### Task prompt
Carry none of the pictures over; write out the complete data exactly.

>> BEGIN Recorded information

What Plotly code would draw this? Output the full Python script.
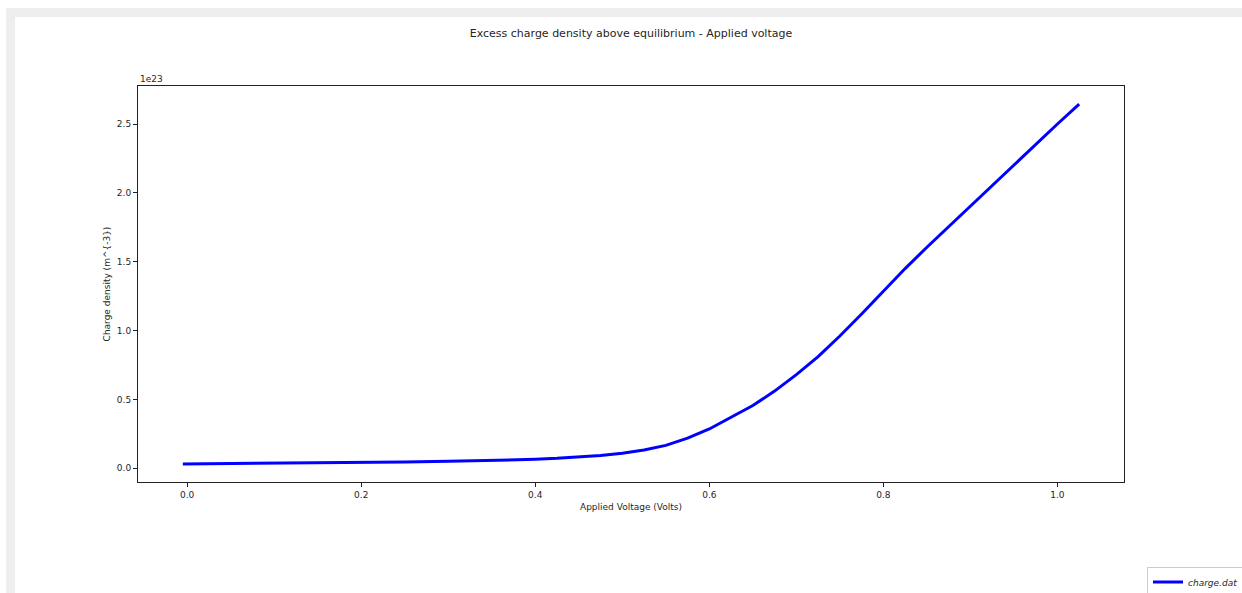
import plotly.graph_objects as go

# Data (charge density in units of 1e23 m^-3)
voltage = [-0.005, 0.05, 0.10, 0.15, 0.20, 0.25, 0.30, 0.35, 0.375, 0.40, 0.425, 0.45,
           0.475, 0.50, 0.525, 0.55, 0.575, 0.60, 0.625, 0.65, 0.675, 0.70,
           0.725, 0.75, 0.775, 0.80, 0.825, 0.85, 0.875, 0.90, 0.95, 1.00, 1.025]
charge_1e23 = [0.031, 0.033, 0.035, 0.038, 0.041, 0.045, 0.050, 0.056, 0.060, 0.065,
               0.072, 0.081, 0.093, 0.109, 0.132, 0.166, 0.218, 0.285, 0.368, 0.455,
               0.56, 0.68, 0.81, 0.96, 1.12, 1.285, 1.45, 1.605, 1.755, 1.905,
               2.20, 2.50, 2.645]
x_ticks = [0.0, 0.2, 0.4, 0.6, 0.8, 1.0]
y_ticks = [0.0, 0.5, 1.0, 1.5, 2.0, 2.5]

W, H = 1242, 593
L, R, T, B = 138, 1124, 86, 482

def px(x):
    return (x - L) / (R - L)

def py(y):
    return (B - y) / (B - T)

font = "DejaVu Sans, Arial, sans-serif"
txt = "#262626"

fig = go.Figure()
fig.add_trace(go.Scatter(
    x=voltage, y=charge_1e23, mode="lines",
    line=dict(color="#0000ff", width=3),
    name="<i>charge.dat</i>",
))

axis_common = dict(
    showgrid=False, zeroline=False, showline=True, linecolor="#222222", linewidth=1,
    mirror=True, ticks="outside", ticklen=4, tickwidth=1, tickcolor="#222222",
    tickfont=dict(family=font, size=9, color=txt),
    tickformat=".1f", automargin=False,
)

fig.update_layout(
    width=W, height=H, autosize=False,
    margin=dict(l=L, r=W - R, t=T, b=H - B, autoexpand=False),
    paper_bgcolor="white", plot_bgcolor="white",
    font=dict(family=font, color=txt),
    title=dict(text="Excess charge density above equilibrium - Applied voltage",
               x=0.5, xref="paper", xanchor="center",
               y=1 - 33 / H, yref="container", yanchor="middle",
               font=dict(family=font, size=11, color=txt)),
    xaxis=dict(range=[-0.0565, 1.0765], tickvals=x_ticks,
               title=dict(text="Applied Voltage (Volts)", standoff=4,
                          font=dict(family=font, size=9, color=txt)),
               **axis_common),
    yaxis=dict(range=[-0.1, 2.776], tickvals=y_ticks,
               title=dict(text="Charge density (m^{-3})", standoff=4,
                          font=dict(family=font, size=9, color=txt)),
               **axis_common),
    showlegend=True,
    legend=dict(x=1147 / W, y=1 - 582 / H, xref="container", yref="container",
                xanchor="left", yanchor="middle", itemwidth=30,
                bordercolor="#cccccc", borderwidth=1, bgcolor="white",
                font=dict(family=font, size=9, color=txt)),
    annotations=[dict(text="1e23", xref="paper", yref="paper", x=0, y=1,
                      xanchor="left", yanchor="bottom", showarrow=False,
                      font=dict(family=font, size=9, color=txt))],
    shapes=[
        dict(type="rect", xref="paper", yref="paper", layer="below",
             x0=px(6), x1=px(W + 5), y0=py(17), y1=py(8),
             fillcolor="#eeeeee", line=dict(width=0)),
        dict(type="rect", xref="paper", yref="paper", layer="below",
             x0=px(6), x1=px(15), y0=py(H + 5), y1=py(8),
             fillcolor="#eeeeee", line=dict(width=0)),
    ],
)

fig.write_html("out.html")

>> END Recorded information

### In response
What Plotly code would draw this? Output the full Python script.
import plotly.graph_objects as go

# Data (charge density in units of 1e23 m^-3)
voltage = [-0.005, 0.05, 0.10, 0.15, 0.20, 0.25, 0.30, 0.35, 0.375, 0.40, 0.425, 0.45,
           0.475, 0.50, 0.525, 0.55, 0.575, 0.60, 0.625, 0.65, 0.675, 0.70,
           0.725, 0.75, 0.775, 0.80, 0.825, 0.85, 0.875, 0.90, 0.95, 1.00, 1.025]
charge_1e23 = [0.031, 0.033, 0.035, 0.038, 0.041, 0.045, 0.050, 0.056, 0.060, 0.065,
               0.072, 0.081, 0.093, 0.109, 0.132, 0.166, 0.218, 0.285, 0.368, 0.455,
               0.56, 0.68, 0.81, 0.96, 1.12, 1.285, 1.45, 1.605, 1.755, 1.905,
               2.20, 2.50, 2.645]
x_ticks = [0.0, 0.2, 0.4, 0.6, 0.8, 1.0]
y_ticks = [0.0, 0.5, 1.0, 1.5, 2.0, 2.5]

W, H = 1242, 593
L, R, T, B = 138, 1124, 86, 482

def px(x):
    return (x - L) / (R - L)

def py(y):
    return (B - y) / (B - T)

font = "DejaVu Sans, Arial, sans-serif"
txt = "#262626"

fig = go.Figure()
fig.add_trace(go.Scatter(
    x=voltage, y=charge_1e23, mode="lines",
    line=dict(color="#0000ff", width=3),
    name="<i>charge.dat</i>",
))

axis_common = dict(
    showgrid=False, zeroline=False, showline=True, linecolor="#222222", linewidth=1,
    mirror=True, ticks="outside", ticklen=4, tickwidth=1, tickcolor="#222222",
    tickfont=dict(family=font, size=9, color=txt),
    tickformat=".1f", automargin=False,
)

fig.update_layout(
    width=W, height=H, autosize=False,
    margin=dict(l=L, r=W - R, t=T, b=H - B, autoexpand=False),
    paper_bgcolor="white", plot_bgcolor="white",
    font=dict(family=font, color=txt),
    title=dict(text="Excess charge density above equilibrium - Applied voltage",
               x=0.5, xref="paper", xanchor="center",
               y=1 - 33 / H, yref="container", yanchor="middle",
               font=dict(family=font, size=11, color=txt)),
    xaxis=dict(range=[-0.0565, 1.0765], tickvals=x_ticks,
               title=dict(text="Applied Voltage (Volts)", standoff=4,
                          font=dict(family=font, size=9, color=txt)),
               **axis_common),
    yaxis=dict(range=[-0.1, 2.776], tickvals=y_ticks,
               title=dict(text="Charge density (m^{-3})", standoff=4,
                          font=dict(family=font, size=9, color=txt)),
               **axis_common),
    showlegend=True,
    legend=dict(x=1147 / W, y=1 - 582 / H, xref="container", yref="container",
                xanchor="left", yanchor="middle", itemwidth=30,
                bordercolor="#cccccc", borderwidth=1, bgcolor="white",
                font=dict(family=font, size=9, color=txt)),
    annotations=[dict(text="1e23", xref="paper", yref="paper", x=0, y=1,
                      xanchor="left", yanchor="bottom", showarrow=False,
                      font=dict(family=font, size=9, color=txt))],
    shapes=[
        dict(type="rect", xref="paper", yref="paper", layer="below",
             x0=px(6), x1=px(W + 5), y0=py(17), y1=py(8),
             fillcolor="#eeeeee", line=dict(width=0)),
        dict(type="rect", xref="paper", yref="paper", layer="below",
             x0=px(6), x1=px(15), y0=py(H + 5), y1=py(8),
             fillcolor="#eeeeee", line=dict(width=0)),
    ],
)

fig.write_html("out.html")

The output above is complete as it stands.